Access Governance Overview

Oracle Access Governance is a cloud-native and modern Identity Governance and Administration (IGA) solution that provides enterprise-wide visibility to manage access across all your cloud services and on-premises systems. It offers dynamic access control, a prescriptive analytics-driven access review process that helps customers automate access provisioning, get insights into access permissions, identify anomalies, and remediate security risks. By combining simplicity, automation, and robust security features, Oracle Access Governance ensures that workforce and consumers in your enterprise have only the necessary access to the right resources for performing their jobs when needed.

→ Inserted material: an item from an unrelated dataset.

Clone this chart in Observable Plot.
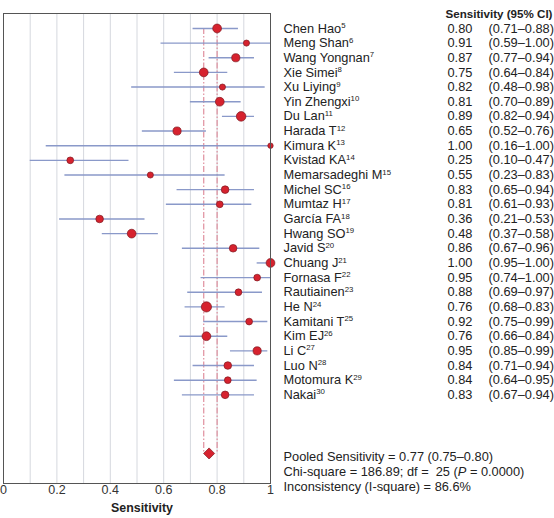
<!DOCTYPE html>
<html><head><meta charset="utf-8">
<script src="https://cdn.jsdelivr.net/npm/d3@7"></script>
<script src="https://cdn.jsdelivr.net/npm/@observablehq/plot@0.6"></script>
<style>
html,body{margin:0;padding:0;background:#fff;}
</style></head><body><div id="chart"></div>
<script>
const studies = ["Chen Hao","Meng Shan","Wang Yongnan","Xie Simei","Xu Liying","Yin Zhengxi","Du Lan","Harada T","Kimura K","Kvistad KA","Memarsadeghi M","Michel SC","Mumtaz H","García FA","Hwang SO","Javid S","Chuang J","Fornasa F","Rautiainen","He N","Kamitani T","Kim EJ","Li C","Luo N","Motomura K","Nakai"];
const refs = [5,6,7,8,9,10,11,12,13,14,15,16,17,18,19,20,21,22,23,24,25,26,27,28,29,30];
const sensitivity = [0.80,0.91,0.87,0.75,0.82,0.81,0.89,0.65,1.00,0.25,0.55,0.83,0.81,0.36,0.48,0.86,1.00,0.95,0.88,0.76,0.92,0.76,0.95,0.84,0.84,0.83];
const ciLow = [0.71,0.59,0.77,0.64,0.48,0.70,0.82,0.52,0.16,0.10,0.23,0.65,0.61,0.21,0.37,0.67,0.95,0.74,0.69,0.68,0.75,0.66,0.85,0.71,0.64,0.67];
const ciHigh = [0.88,1.00,0.94,0.84,0.98,0.89,0.94,0.76,1.00,0.47,0.83,0.94,0.93,0.53,0.58,0.96,1.00,1.00,0.97,0.83,0.99,0.84,0.99,0.94,0.95,0.94];
// relative study weights
const weights = [18.5,9,16,18.5,9,18.5,22,16,7,11,9,14,11,14,18.5,14,18.5,11,11,25,11,18.5,16,14,11,14];
const pooledEstimate = 0.77, pooledLow = 0.75, pooledHigh = 0.80;
const chiSquare = "186.89", degreesFreedom = 25, pValue = "0.0000", iSquare = "86.6";
const xTicks = [0, 0.2, 0.4, 0.6, 0.8, 1];
const gridValues = [0.1,0.2,0.3,0.4,0.5,0.6,0.7,0.8,0.9];

const rows = studies.map((name, i) => ({name, ref: refs[i], sens: sensitivity[i], lo: ciLow[i], hi: ciHigh[i], w: weights[i], row: i}));
const pooledRow = studies.length + 3;
const pooled = [{est: pooledEstimate, row: pooledRow}];
const summary = [
  `Pooled Sensitivity = ${pooledEstimate.toFixed(2)} (${pooledLow.toFixed(2)}–${pooledHigh.toFixed(2)})`,
  `Chi-square = ${chiSquare}; df =  ${degreesFreedom} (P = ${pValue})`,
  `Inconsistency (I-square) = ${iSquare}%`
];
const font = "'Liberation Sans', Arial, Helvetica, sans-serif";
const ink = "#222";

const chart = Plot.plot({
  width: 554, height: 518,
  marginLeft: 3, marginRight: 284, marginTop: 13, marginBottom: 35,
  style: {fontFamily: font, fontSize: "12.8px", color: ink, background: "#fff", overflow: "visible"},
  x: {domain: [0, 1], axis: null},
  y: {domain: [-1.02, 31.05], reverse: true, axis: null},
  r: {type: "sqrt", domain: [0, 25], range: [0, 5.1]},
  marks: [
    Plot.ruleX(gridValues, {stroke: "#d5d8de", strokeWidth: 1}),
    Plot.ruleX([pooledLow, pooledHigh], {y2: pooledRow, stroke: "#dc8494", strokeWidth: 1.1, strokeDasharray: "6,2,1.5,2"}),
    Plot.ruleY(rows, {y: "row", x1: "lo", x2: "hi", stroke: "#8a99c9", strokeWidth: 1.4}),
    Plot.dot(rows, {x: "sens", y: "row", r: "w", fill: "#d6222e", stroke: "#7e1820", strokeWidth: 0.7}),
    Plot.dot(pooled, {x: "est", y: "row", symbol: "diamond2", r: 5, fill: "#d6222e", stroke: "#7e1820", strokeWidth: 0.7}),
    Plot.frame({stroke: "#555", strokeWidth: 1}),
    // x tick labels & title
    Plot.text(xTicks, {x: d => d, text: d => String(d), frameAnchor: "bottom", dy: 10, fontSize: 12.5, fill: "#333"}),
    Plot.text(["Sensitivity"], {frameAnchor: "bottom", dy: 28, dx: 5, fontSize: 12.4, fontWeight: "bold", fill: ink}),
    // table
    Plot.text(["Sensitivity (95% CI)"], {frameAnchor: "top-right", textAnchor: "end", dx: 282, dy: -3.5, fontSize: 11.6, fontWeight: "bold", fill: ink}),
    Plot.text(rows, {y: "row", text: "name", frameAnchor: "right", textAnchor: "start", dx: 13, fill: ink}),
    Plot.text(rows, {y: "row", text: d => d.sens.toFixed(2), frameAnchor: "right", textAnchor: "start", dx: 177, fill: ink}),
    Plot.text(rows, {y: "row", text: d => `(${d.lo.toFixed(2)}–${d.hi.toFixed(2)})`, frameAnchor: "right", textAnchor: "start", dx: 218, fill: ink}),
    Plot.text(summary.slice(0,1), {frameAnchor: "bottom-right", textAnchor: "start", dx: 13, dy: -23, fill: ink}),
    Plot.text(summary.slice(1,2), {frameAnchor: "bottom-right", textAnchor: "start", dx: 13, dy: -8, fill: ink}),
    Plot.text(summary.slice(2,3), {frameAnchor: "bottom-right", textAnchor: "start", dx: 13, dy: 7, fill: ink})
  ]
});
document.getElementById("chart").appendChild(chart);

// superscript reference numbers and italic P
const refByName = new Map(rows.map(d => [d.name, d.ref]));
d3.select(chart).selectAll("text").each(function() {
  const t = this.textContent;
  const sel = d3.select(this);
  if (refByName.has(t)) {
    sel.append("tspan").attr("dy", "-4.5").attr("font-size", "7.8px").text(refByName.get(t));
  } else if (t.startsWith("Chi-square")) {
    const [pre, post] = t.split("(P");
    sel.text(null).style("white-space", "pre");
    sel.append("tspan").text(pre + "(");
    sel.append("tspan").attr("font-style", "italic").text("P");
    sel.append("tspan").text(post);
  }
});
</script></body></html>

Enterprises use multiple digital platforms, cloud services, and interconnected systems but often have isolated systems to manage identities and their access information. Such fragmented identity and access management (IAM) systems can result in access inconsistency, rubber-stamping processes, excessive permissions, and outdated governance processes.

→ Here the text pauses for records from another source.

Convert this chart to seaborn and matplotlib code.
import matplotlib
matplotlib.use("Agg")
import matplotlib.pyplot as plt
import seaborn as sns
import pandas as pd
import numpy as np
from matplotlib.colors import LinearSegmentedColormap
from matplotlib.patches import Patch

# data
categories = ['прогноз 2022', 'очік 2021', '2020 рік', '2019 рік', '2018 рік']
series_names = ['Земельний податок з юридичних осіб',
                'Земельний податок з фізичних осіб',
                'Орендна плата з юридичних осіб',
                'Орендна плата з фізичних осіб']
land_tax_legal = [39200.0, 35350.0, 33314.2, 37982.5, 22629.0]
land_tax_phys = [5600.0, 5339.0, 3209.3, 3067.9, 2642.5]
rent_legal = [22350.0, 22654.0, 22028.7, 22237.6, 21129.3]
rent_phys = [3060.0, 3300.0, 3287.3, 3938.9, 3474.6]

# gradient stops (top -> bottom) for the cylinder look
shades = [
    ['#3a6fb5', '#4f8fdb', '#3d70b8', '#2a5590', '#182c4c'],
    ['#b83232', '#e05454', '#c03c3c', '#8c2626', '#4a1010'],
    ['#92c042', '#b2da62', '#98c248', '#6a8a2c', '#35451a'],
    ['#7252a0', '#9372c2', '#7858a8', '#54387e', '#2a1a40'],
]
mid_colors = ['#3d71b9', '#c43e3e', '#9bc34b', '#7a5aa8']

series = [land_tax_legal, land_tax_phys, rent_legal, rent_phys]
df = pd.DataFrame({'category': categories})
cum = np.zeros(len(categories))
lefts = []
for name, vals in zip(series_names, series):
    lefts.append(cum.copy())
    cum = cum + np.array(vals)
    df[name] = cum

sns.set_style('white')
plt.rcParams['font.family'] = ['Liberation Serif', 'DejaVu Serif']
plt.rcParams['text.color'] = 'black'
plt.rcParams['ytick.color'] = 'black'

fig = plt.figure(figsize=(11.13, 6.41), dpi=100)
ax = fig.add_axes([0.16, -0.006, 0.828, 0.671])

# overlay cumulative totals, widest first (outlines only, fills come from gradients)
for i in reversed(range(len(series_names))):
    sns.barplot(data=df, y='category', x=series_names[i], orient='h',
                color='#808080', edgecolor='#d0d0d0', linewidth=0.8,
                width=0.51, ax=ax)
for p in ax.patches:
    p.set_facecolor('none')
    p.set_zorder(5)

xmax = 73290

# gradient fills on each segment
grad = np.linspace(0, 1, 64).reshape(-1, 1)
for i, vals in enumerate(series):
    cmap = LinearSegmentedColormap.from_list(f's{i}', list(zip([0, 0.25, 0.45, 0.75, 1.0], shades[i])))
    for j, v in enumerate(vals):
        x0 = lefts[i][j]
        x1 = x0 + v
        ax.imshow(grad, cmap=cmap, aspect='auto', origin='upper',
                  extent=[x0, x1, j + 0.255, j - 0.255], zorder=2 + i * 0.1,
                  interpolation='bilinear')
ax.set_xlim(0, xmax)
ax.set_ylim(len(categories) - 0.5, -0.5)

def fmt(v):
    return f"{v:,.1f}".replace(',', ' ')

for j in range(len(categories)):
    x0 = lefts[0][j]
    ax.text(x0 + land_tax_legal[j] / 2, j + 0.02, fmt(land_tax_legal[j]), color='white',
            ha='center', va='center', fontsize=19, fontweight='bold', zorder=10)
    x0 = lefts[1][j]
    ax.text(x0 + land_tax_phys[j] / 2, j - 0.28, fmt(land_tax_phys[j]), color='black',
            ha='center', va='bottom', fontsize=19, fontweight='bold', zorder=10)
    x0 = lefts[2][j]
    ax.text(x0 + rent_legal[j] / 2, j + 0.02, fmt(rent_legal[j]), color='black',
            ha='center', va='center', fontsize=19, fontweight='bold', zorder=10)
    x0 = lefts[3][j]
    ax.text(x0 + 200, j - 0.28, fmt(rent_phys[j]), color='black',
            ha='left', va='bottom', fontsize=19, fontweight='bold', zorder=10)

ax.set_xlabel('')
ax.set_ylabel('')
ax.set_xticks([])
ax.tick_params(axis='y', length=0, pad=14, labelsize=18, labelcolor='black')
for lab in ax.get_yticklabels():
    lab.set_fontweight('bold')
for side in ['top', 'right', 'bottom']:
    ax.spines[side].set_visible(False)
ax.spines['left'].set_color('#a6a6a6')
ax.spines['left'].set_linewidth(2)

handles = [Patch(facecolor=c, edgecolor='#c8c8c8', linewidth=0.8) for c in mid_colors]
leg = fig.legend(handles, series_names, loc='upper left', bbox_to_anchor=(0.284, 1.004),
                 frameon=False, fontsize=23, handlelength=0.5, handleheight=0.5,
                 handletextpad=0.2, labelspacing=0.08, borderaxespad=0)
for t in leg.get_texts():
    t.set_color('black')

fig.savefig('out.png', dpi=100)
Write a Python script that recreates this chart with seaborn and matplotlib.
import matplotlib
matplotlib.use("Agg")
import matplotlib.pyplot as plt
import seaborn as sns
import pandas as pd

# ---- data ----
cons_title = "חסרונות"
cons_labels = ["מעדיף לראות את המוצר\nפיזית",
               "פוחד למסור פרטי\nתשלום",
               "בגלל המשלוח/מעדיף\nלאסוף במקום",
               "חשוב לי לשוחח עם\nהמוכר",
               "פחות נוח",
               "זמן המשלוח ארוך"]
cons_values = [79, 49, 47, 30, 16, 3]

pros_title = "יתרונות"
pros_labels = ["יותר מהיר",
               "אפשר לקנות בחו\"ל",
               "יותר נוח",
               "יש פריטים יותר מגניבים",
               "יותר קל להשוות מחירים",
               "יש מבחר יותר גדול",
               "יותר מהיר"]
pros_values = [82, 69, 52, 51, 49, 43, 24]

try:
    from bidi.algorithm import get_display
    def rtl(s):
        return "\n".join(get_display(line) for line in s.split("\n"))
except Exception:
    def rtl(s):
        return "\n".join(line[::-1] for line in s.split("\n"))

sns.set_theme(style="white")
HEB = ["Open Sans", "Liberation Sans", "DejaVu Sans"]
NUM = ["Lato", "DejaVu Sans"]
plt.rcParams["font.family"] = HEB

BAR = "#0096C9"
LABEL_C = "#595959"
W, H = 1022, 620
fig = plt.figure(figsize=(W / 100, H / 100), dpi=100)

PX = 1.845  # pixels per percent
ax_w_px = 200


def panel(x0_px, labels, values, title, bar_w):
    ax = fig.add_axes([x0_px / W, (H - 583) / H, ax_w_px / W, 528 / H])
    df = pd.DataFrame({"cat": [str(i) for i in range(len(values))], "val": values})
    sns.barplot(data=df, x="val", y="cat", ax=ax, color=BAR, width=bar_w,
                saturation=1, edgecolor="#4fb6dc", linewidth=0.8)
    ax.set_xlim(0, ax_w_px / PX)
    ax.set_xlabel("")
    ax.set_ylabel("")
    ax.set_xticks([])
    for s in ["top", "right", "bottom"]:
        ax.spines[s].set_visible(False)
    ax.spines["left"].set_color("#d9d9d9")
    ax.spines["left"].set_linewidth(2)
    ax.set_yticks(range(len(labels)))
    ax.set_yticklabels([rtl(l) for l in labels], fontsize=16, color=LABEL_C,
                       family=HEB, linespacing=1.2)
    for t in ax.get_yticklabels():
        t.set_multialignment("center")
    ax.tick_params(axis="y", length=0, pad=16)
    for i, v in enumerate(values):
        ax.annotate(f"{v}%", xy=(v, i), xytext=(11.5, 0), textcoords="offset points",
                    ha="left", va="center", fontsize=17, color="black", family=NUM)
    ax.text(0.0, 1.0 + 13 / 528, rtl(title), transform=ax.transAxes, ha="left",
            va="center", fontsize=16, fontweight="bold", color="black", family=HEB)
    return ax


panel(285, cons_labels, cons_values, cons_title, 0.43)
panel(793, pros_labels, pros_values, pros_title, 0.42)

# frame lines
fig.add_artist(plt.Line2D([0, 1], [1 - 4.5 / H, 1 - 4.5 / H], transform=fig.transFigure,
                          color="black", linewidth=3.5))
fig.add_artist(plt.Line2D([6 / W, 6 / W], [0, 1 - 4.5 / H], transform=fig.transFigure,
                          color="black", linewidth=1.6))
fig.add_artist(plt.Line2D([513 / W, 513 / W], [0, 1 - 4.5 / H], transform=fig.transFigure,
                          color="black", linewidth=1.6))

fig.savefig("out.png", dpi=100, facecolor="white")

Oracle Access Governance helps enterprises in:
  • Setting up low-code integrations across multiple applications and services within the ecosystem.
  • Enhancing transparency and control over access rights by offering a 360-degree view of user access privileges, providing details on who has access to what.
  • Minimizing risks associated with excessive permissions by offering a granular, customizable, and dynamic access control system based on access requests, roles, attributes, and policy.
  • Optimizing access compliance and certification process by leveraging easily configured ad-hoc and periodic certifications, event-based, and time-based micro certifications.
  • Reducing certification fatigue by supporting analytics driven insights and actionable recommendations .

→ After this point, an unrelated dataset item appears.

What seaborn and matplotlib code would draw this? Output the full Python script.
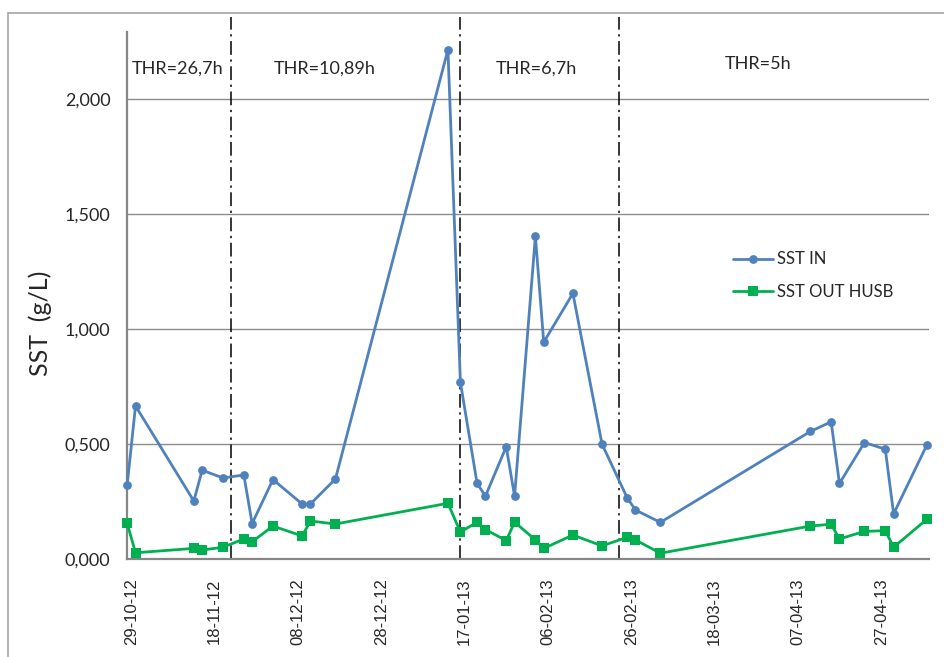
import matplotlib
matplotlib.use("Agg")
import matplotlib.pyplot as plt
import matplotlib.dates as mdates
from matplotlib.ticker import FuncFormatter
import seaborn as sns
import pandas as pd

# Sampling dates shared by both series
dates = [
    "2012-10-28", "2012-10-30", "2012-11-13", "2012-11-15", "2012-11-20",
    "2012-11-25", "2012-11-27", "2012-12-02", "2012-12-09", "2012-12-11",
    "2012-12-17", "2013-01-13", "2013-01-16", "2013-01-20", "2013-01-22",
    "2013-01-27", "2013-01-29", "2013-02-03", "2013-02-05", "2013-02-12",
    "2013-02-19", "2013-02-25", "2013-02-27", "2013-03-05", "2013-04-10",
    "2013-04-15", "2013-04-17", "2013-04-23", "2013-04-28", "2013-04-30",
    "2013-05-08",
]

# Suspended solids (g/L)
sst_in = [
    0.322, 0.665, 0.252, 0.386, 0.352, 0.365, 0.154, 0.345, 0.239, 0.239,
    0.348, 2.213, 0.767, 0.329, 0.273, 0.488, 0.273, 1.402, 0.942, 1.154,
    0.499, 0.267, 0.213, 0.159, 0.554, 0.596, 0.328, 0.506, 0.477, 0.196,
    0.496,
]
sst_out = [
    0.155, 0.027, 0.046, 0.039, 0.051, 0.087, 0.075, 0.143, 0.100, 0.165,
    0.152, 0.242, 0.117, 0.160, 0.128, 0.080, 0.160, 0.083, 0.046, 0.104,
    0.057, 0.094, 0.083, 0.025, 0.143, 0.151, 0.087, 0.120, 0.123, 0.051,
    0.173,
]

series_names = ["SST IN", "SST OUT HUSB"]

# Hydraulic retention time periods
period_bounds = ["2012-11-22", "2013-01-16", "2013-02-23"]
period_labels = ["THR=26,7h", "THR=10,89h", "THR=6,7h", "THR=5h"]
period_label_dates = ["2012-11-09", "2012-12-14 10:00", "2013-02-03 05:00", "2013-03-28 12:00"]
period_label_y = [2.13, 2.13, 2.13, 2.15]

x_ticks = pd.date_range("2012-10-29", periods=10, freq="20D")
y_ticks = [0.0, 0.5, 1.0, 1.5, 2.0]

df = pd.DataFrame({
    "date": pd.to_datetime(dates * 2),
    "value": sst_in + sst_out,
    "series": [series_names[0]] * len(sst_in) + [series_names[1]] * len(sst_out),
})

sns.set_style("white")
plt.rcParams["font.family"] = ["Lato", "DejaVu Sans"]

fig = plt.figure(figsize=(9.45, 6.57), dpi=100)
ax = fig.add_axes([0.1344, 0.1492, 0.8487, 0.8021])

blue = "#4F81BD"
green = "#00B050"

sns.lineplot(data=df[df.series == series_names[0]], x="date", y="value",
             color=blue, marker="o", markersize=6.3, markeredgewidth=0,
             linewidth=2.0, label=series_names[0], ax=ax, clip_on=False)
sns.lineplot(data=df[df.series == series_names[1]], x="date", y="value",
             color=green, marker="s", markersize=7.3, markeredgewidth=0,
             linewidth=2.0, label=series_names[1], ax=ax, clip_on=False)

ax.set_xlim(pd.Timestamp("2012-10-27 23:00"), pd.Timestamp("2013-05-08 12:00"))
ax.set_ylim(0, 2.29)

ax.set_yticks(y_ticks)
ax.yaxis.set_major_formatter(FuncFormatter(lambda v, p: f"{v:.3f}".replace(".", ",")))
ax.set_xticks(x_ticks)
ax.xaxis.set_major_formatter(mdates.DateFormatter("%d-%m-%y"))
for lbl in ax.get_xticklabels():
    lbl.set_rotation(90)
    lbl.set_fontfamily("Liberation Sans")
    lbl.set_fontsize(12)
ax.tick_params(axis="x", length=0, pad=14)
ax.tick_params(axis="y", length=0, pad=12, labelsize=13)

ax.grid(axis="y", color="#8c8c8c", linewidth=1)
ax.set_axisbelow(True)
for side in ["top", "right"]:
    ax.spines[side].set_visible(False)
for side in ["left", "bottom"]:
    ax.spines[side].set_color("#868686")
    ax.spines[side].set_linewidth(1.6)
    ax.spines[side].set_zorder(1)

ax.set_xlabel("")
ax.set_ylabel("SST  (g/L)", fontsize=18)
ax.yaxis.set_label_coords(-0.094, 0.447)

for b in period_bounds:
    ax.axvline(pd.Timestamp(b), ymin=0, ymax=1.028, color="black",
               linestyle=(0, (9, 3, 1.5, 3)), linewidth=1.1, clip_on=False, zorder=1)

for lab, d, y in zip(period_labels, period_label_dates, period_label_y):
    ax.text(pd.Timestamp(d), y, lab, ha="center", va="center", fontsize=13)

leg = ax.legend(loc="upper left", bbox_to_anchor=(0.737, 0.612), frameon=False,
                fontsize=12, handlelength=2.4, labelspacing=1.0, handletextpad=0.25)

# outer chart frame
fig.add_artist(plt.Line2D([8 / 945, 1.0], [1 - 13 / 657, 1 - 13 / 657],
                          transform=fig.transFigure, color="#a6a6a6", linewidth=1.2))
fig.add_artist(plt.Line2D([8 / 945, 8 / 945], [0.0, 1 - 13 / 657],
                          transform=fig.transFigure, color="#a6a6a6", linewidth=1.2))

fig.savefig("out.png", dpi=100)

Oracle Access Governance Capabilities

Here's a high-level functional overview of Oracle Access Governance featuring the essential capabilities:



  • Identity Orchestration: Oracle Access Governance supports various specialized (API-based, Agent-based), and generic integrations (Generic REST and Flat File) by establishing secure and low-code integrations with the on-premises or cloud systems. By utilizing these integrations, Oracle Access Governance can:
    • Fetch identity data and identity attributes from an Authoritative Source (i.e., a trusted source of identities and their attributes), for example, Oracle Human Capital Management (HCM), Active Directory, or Lightweight Directory Access Protocol (LDAP).
    • Fetch access information from Managed Systems (i.e., applications containing account and permissions), such as Oracle Database, Microsoft Teams, and so on.
    • Define identity correlation and account matching rules
    • Transform inbound and outbound data for identity and account attributes
  • Identity Management: As part of Identity Management, Oracle Access Governance offers:
    • Self-Service: Permits the staff in your enterprise to manage certain details of their own identity and access privileges, without the intervention of an administrator. For example, requesting access to resources, delegating business processes, reviewing access reviews, or viewing access insights of who has access to what resources.
    • Lifecycle Management: Manages identity creation, modification, access provisioning, and administration, starting from onboarding to internal transferring to offboarding for an identity.
    • Fulfilment: Ensures account reconciliation (synchronizing user accounts and permissions, managing unmatched accounts) and access provisioning (creating user accounts, assigning them appropriate permissions) for your enterprise staff.
  • Access Control: Manages and regulates access permissions within your organization using the access control framework which offers the following permission models:
    • Access Request and approval
    • Role-based access control (RBAC): Assign permissions to users associated with their job profile or functions. For example, system administrators, managers, developers, etc.
    • Attribute-based access control (ABAC): Assign membership to identity collections based on core or custom identity attributes, such as location, address, email address, etc.
    • Policy-based access control (PBAC): Assign permissions to users by defining a policy. For example, users with an “HR” role can view and manage sensitive employee data.
  • Access Certification: Addresses regulatory compliance requirements related to the principle of least-privilege access by running ad-hoc, periodic access certifications event- or time-based micro-certifications.
  • Process Automation: Offers sequential and parallel code-less, approval workflows for access reviews and request approvals, prescriptive analytics-based access insights with recommendations, and automated access provisioning.
  • Compliance: It provides out-of-the-box reports with graphical insights and audits for various compliance activities such as HIPAA, SOX, etc.